⟨

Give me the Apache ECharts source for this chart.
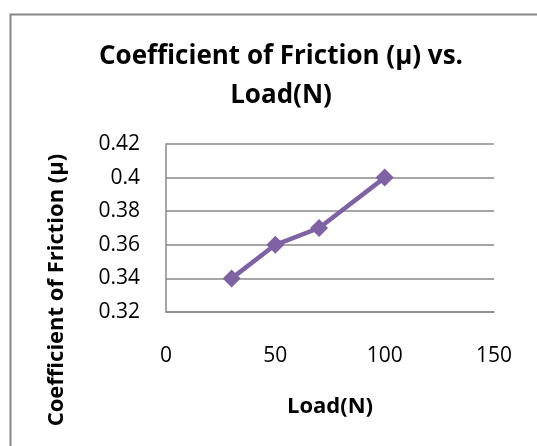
<!DOCTYPE html>
<html><head><meta charset="utf-8">
<script src="https://cdn.jsdelivr.net/npm/echarts@6/dist/echarts.min.js"></script>
<style>html,body{margin:0;padding:0;background:#fff}#c{width:537px;height:446px}</style>
</head><body><div id="c"></div>
<script>
const titleText = 'Coefficient of Friction (μ) vs.\nLoad(N)';
const xName = 'Load(N)';
const yName = 'Coefficient of Friction (μ)';
const loads = [30, 50, 70, 100];
const mu = [0.34, 0.36, 0.37, 0.40];
const xTicks = [0, 50, 100, 150];
const yTicks = [0.32, 0.34, 0.36, 0.38, 0.40, 0.42];

const FONT = 'Open Sans';
const chart = echarts.init(document.getElementById('c'));
chart.setOption({
  animation: false,
  backgroundColor: '#fff',
  graphic: [{type:'rect', left: 8, top: 12, shape:{width: 600, height: 500}, style:{fill:'none', stroke:'#888', lineWidth:2}, z:-1}],
  title: {text: titleText, left: 276, textAlign: 'center', top: 32, textStyle:{fontFamily: FONT, fontWeight:'bold', fontSize: 26, color:'#000', lineHeight: 39}},
  grid: {left: 166, right: 43, top: 144, bottom: 134},
  xAxis: {type:'value', min: xTicks[0], max: xTicks[xTicks.length-1], interval: 50,
    name: xName, nameLocation:'middle', nameGap: 84,
    nameTextStyle:{fontFamily: FONT, fontWeight:'bold', fontSize: 22, color:'#000'},
    axisLine:{show:true, lineStyle:{color:'#888', width:1.5}}, axisTick:{show:false},
    splitLine:{show:false},
    axisLabel:{margin: 34, fontFamily: FONT, fontSize: 21, color:'#000'}},
  yAxis: {type:'value', min: yTicks[0], max: yTicks[yTicks.length-1], interval: 0.02,
    name: yName, nameLocation:'middle', nameGap: 98,
    nameTextStyle:{fontFamily: FONT, fontWeight:'bold', fontSize: 22, color:'#000', padding:[0,124,0,0]},
    axisLine:{show:true, lineStyle:{color:'#888', width:1.5}}, axisTick:{show:false},
    splitLine:{show:true, lineStyle:{color:'#888', width:1.5}},
    axisLabel:{margin: 26, fontFamily: FONT, fontSize: 21, color:'#000', formatter: v => String(+v.toFixed(2))}},
  series: [{type:'line', data: loads.map((x,i)=>[x, mu[i]]), symbol:'diamond', symbolSize: 18,
    lineStyle:{color:'#7f62a3', width:4.5}, itemStyle:{color:'#7f62a3'}}]
});
</script></body></html>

⟩

Problem statement
Reproduce exactly the run of lines that opens the listing and closes with the line holding "const yTicks = [0.32, 0.34, 0.36, 0.38, 0.40, 0.42];". Pictures are excluded.

Correct output
Give me the Apache ECharts source for this chart.
<!DOCTYPE html>
<html><head><meta charset="utf-8">
<script src="https://cdn.jsdelivr.net/npm/echarts@6/dist/echarts.min.js"></script>
<style>html,body{margin:0;padding:0;background:#fff}#c{width:537px;height:446px}</style>
</head><body><div id="c"></div>
<script>
const titleText = 'Coefficient of Friction (μ) vs.\nLoad(N)';
const xName = 'Load(N)';
const yName = 'Coefficient of Friction (μ)';
const loads = [30, 50, 70, 100];
const mu = [0.34, 0.36, 0.37, 0.40];
const xTicks = [0, 50, 100, 150];
const yTicks = [0.32, 0.34, 0.36, 0.38, 0.40, 0.42];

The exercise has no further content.